Source code of charts
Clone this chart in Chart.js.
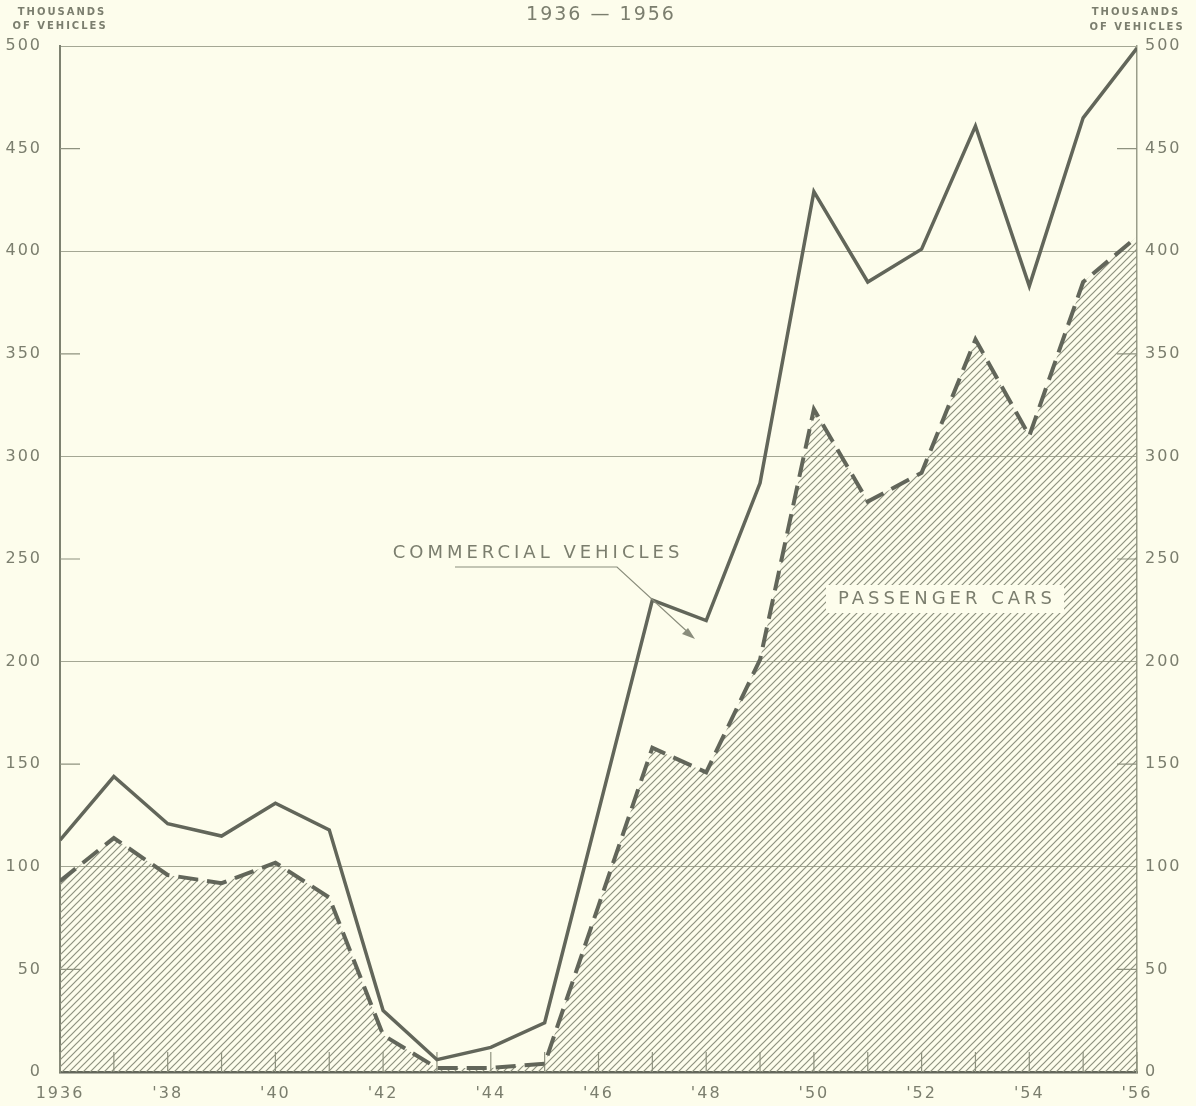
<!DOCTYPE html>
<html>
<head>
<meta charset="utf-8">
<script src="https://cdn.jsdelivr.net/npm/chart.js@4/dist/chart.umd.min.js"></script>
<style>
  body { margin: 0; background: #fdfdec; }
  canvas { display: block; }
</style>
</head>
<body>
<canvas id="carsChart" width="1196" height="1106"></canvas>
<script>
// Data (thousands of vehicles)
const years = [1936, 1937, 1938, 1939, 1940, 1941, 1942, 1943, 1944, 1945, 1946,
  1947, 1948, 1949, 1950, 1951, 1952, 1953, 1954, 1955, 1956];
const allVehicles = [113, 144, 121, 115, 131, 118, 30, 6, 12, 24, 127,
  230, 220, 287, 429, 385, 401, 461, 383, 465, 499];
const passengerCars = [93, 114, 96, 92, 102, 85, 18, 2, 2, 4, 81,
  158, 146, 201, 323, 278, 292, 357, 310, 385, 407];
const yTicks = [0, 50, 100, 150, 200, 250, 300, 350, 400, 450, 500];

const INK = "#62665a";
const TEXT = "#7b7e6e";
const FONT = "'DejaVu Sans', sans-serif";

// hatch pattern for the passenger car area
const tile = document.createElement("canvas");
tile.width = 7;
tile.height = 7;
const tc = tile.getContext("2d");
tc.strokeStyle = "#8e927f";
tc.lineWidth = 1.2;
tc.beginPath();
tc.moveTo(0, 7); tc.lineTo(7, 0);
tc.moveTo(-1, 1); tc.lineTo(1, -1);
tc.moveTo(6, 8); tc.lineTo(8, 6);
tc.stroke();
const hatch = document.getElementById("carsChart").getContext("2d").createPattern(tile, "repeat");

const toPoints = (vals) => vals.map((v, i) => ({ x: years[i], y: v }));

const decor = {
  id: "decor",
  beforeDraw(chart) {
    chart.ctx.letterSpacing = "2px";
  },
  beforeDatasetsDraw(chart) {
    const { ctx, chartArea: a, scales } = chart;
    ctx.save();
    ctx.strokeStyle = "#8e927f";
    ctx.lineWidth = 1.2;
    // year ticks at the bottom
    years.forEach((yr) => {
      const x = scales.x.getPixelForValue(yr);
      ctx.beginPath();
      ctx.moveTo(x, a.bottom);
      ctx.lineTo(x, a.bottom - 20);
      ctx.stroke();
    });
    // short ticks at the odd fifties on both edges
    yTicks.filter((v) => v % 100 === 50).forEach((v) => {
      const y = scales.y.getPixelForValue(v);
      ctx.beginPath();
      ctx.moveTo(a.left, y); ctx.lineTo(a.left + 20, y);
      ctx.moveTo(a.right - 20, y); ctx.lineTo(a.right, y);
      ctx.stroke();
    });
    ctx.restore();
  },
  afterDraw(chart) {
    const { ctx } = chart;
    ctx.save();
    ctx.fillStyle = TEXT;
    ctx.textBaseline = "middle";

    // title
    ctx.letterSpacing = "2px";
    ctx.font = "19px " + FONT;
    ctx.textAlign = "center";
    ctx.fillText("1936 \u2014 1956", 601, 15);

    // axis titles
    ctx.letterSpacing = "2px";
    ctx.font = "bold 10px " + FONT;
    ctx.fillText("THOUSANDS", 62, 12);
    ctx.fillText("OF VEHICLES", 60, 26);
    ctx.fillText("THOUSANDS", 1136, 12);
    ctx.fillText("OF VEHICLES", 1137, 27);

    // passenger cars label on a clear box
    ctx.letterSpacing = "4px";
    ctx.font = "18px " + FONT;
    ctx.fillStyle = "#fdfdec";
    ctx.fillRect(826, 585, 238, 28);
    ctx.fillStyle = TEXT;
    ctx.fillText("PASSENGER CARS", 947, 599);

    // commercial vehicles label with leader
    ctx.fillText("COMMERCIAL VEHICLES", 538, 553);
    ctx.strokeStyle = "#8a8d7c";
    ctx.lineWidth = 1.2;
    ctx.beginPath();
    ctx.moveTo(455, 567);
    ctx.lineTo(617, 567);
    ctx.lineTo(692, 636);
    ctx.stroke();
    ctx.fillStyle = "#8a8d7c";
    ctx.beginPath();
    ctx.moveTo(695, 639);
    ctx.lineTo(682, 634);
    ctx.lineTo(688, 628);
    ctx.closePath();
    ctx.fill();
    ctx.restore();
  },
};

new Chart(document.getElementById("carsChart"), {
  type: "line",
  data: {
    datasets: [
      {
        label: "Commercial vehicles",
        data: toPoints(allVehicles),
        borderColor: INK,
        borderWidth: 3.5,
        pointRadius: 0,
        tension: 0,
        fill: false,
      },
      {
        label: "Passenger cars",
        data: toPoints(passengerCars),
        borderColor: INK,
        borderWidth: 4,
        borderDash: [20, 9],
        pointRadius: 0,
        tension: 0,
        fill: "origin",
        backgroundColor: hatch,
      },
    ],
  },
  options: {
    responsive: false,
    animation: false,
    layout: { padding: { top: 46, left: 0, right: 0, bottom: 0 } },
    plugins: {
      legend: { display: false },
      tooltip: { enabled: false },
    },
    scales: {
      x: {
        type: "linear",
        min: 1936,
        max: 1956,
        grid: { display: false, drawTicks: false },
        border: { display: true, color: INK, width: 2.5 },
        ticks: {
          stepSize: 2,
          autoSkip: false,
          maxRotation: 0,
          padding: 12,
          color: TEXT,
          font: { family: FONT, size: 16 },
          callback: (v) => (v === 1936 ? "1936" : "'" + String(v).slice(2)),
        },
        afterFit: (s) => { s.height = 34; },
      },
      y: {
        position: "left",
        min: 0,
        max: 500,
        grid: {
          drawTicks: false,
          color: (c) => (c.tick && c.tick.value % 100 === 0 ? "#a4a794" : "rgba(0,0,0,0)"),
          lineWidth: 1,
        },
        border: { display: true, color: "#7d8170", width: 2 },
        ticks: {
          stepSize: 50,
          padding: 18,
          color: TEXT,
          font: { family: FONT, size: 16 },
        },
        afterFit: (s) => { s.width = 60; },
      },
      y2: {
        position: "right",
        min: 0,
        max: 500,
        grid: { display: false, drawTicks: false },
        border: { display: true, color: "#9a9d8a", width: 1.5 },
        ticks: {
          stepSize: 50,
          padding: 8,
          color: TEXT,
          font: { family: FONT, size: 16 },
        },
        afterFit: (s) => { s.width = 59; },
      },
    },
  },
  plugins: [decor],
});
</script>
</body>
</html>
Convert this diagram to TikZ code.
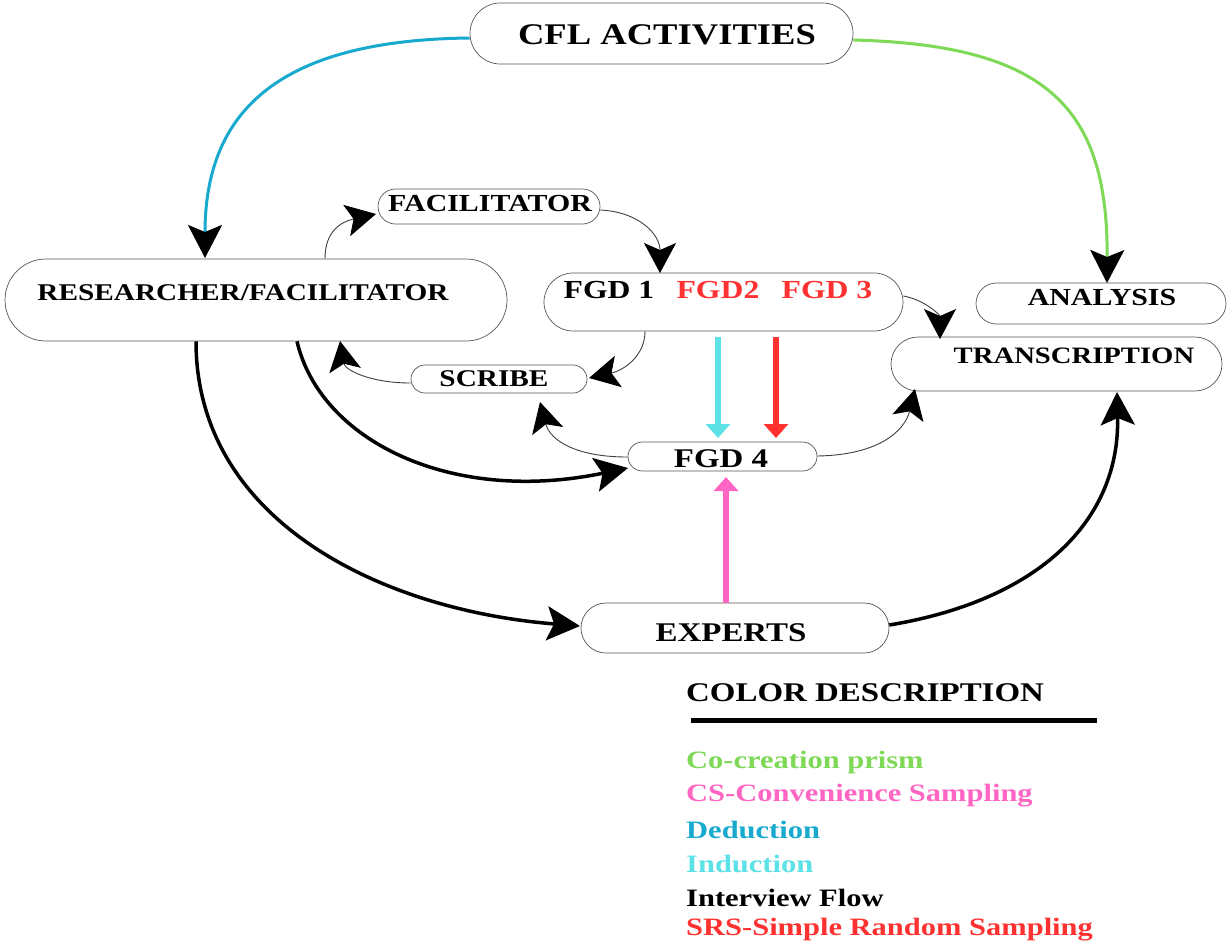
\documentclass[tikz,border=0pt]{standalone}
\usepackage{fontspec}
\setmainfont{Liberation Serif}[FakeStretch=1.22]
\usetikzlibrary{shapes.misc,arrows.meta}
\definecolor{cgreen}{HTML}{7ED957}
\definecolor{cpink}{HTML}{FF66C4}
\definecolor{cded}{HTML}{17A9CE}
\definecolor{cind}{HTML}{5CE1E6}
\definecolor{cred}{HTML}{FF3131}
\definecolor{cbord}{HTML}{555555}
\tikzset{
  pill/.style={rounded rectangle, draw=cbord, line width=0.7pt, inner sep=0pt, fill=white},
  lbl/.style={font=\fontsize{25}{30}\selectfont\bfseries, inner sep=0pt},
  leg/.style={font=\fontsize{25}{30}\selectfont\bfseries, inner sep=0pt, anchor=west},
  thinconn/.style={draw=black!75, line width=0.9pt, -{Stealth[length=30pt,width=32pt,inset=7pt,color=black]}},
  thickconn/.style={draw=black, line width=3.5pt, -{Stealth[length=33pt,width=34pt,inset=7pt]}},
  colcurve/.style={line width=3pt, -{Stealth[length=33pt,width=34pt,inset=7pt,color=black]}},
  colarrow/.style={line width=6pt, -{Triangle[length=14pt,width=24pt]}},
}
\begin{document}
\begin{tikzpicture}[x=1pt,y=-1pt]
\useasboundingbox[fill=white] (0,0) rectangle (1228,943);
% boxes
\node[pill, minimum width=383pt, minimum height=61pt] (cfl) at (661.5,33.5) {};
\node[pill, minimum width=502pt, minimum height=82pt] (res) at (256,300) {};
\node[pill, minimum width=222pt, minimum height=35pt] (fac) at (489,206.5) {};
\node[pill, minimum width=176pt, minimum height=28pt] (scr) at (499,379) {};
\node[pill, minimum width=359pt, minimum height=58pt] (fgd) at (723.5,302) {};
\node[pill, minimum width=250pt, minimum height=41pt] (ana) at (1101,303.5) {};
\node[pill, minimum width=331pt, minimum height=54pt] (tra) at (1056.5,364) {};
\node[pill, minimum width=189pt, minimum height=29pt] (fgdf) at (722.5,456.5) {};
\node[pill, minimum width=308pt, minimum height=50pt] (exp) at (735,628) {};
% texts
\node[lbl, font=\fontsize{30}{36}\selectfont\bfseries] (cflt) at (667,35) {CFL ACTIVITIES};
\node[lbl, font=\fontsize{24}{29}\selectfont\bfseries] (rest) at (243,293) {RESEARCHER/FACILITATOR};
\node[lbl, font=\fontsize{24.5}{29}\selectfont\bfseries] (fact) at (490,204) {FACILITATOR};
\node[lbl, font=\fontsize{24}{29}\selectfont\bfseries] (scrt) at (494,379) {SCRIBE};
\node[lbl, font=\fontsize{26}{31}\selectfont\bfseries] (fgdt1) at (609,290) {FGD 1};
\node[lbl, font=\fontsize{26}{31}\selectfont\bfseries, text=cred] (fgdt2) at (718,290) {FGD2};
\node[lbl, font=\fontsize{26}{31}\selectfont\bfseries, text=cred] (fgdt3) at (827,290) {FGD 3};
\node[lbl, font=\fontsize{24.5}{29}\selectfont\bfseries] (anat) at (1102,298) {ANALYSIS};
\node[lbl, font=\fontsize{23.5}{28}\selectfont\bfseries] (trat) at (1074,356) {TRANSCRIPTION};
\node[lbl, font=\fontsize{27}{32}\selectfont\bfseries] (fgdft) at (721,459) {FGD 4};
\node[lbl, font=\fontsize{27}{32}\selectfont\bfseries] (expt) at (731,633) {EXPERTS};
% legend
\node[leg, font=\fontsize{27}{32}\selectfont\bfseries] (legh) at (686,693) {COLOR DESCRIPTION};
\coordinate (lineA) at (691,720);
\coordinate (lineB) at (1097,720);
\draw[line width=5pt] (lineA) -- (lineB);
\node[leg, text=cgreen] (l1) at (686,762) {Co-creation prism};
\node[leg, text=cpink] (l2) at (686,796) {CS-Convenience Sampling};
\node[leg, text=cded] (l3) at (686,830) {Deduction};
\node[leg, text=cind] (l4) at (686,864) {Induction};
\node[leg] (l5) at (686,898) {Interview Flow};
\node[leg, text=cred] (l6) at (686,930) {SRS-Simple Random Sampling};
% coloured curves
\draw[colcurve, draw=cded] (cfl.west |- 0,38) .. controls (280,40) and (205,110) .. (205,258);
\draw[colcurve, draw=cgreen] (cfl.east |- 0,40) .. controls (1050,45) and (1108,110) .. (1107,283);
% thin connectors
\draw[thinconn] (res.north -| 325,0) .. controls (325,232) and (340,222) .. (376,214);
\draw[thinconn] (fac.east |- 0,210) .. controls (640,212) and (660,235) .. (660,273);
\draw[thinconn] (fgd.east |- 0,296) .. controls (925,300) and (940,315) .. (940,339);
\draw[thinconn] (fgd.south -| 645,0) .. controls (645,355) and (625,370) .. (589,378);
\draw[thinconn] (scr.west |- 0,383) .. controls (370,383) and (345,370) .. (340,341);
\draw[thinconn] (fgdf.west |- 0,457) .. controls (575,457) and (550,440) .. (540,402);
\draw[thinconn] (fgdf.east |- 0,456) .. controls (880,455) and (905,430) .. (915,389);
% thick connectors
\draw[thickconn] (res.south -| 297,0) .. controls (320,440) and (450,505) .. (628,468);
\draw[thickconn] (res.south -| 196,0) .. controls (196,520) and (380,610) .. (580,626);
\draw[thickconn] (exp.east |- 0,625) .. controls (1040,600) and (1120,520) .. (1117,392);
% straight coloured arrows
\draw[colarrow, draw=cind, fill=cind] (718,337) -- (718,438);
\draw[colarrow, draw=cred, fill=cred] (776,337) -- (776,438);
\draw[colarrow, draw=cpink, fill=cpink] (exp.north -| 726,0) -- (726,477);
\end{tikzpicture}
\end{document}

*What the exercise asks:*
Return all lines of the material above in which the word "this" occurs.

*Correct response:*
Clone this chart in Chart.js.
Convert this diagram to TikZ code.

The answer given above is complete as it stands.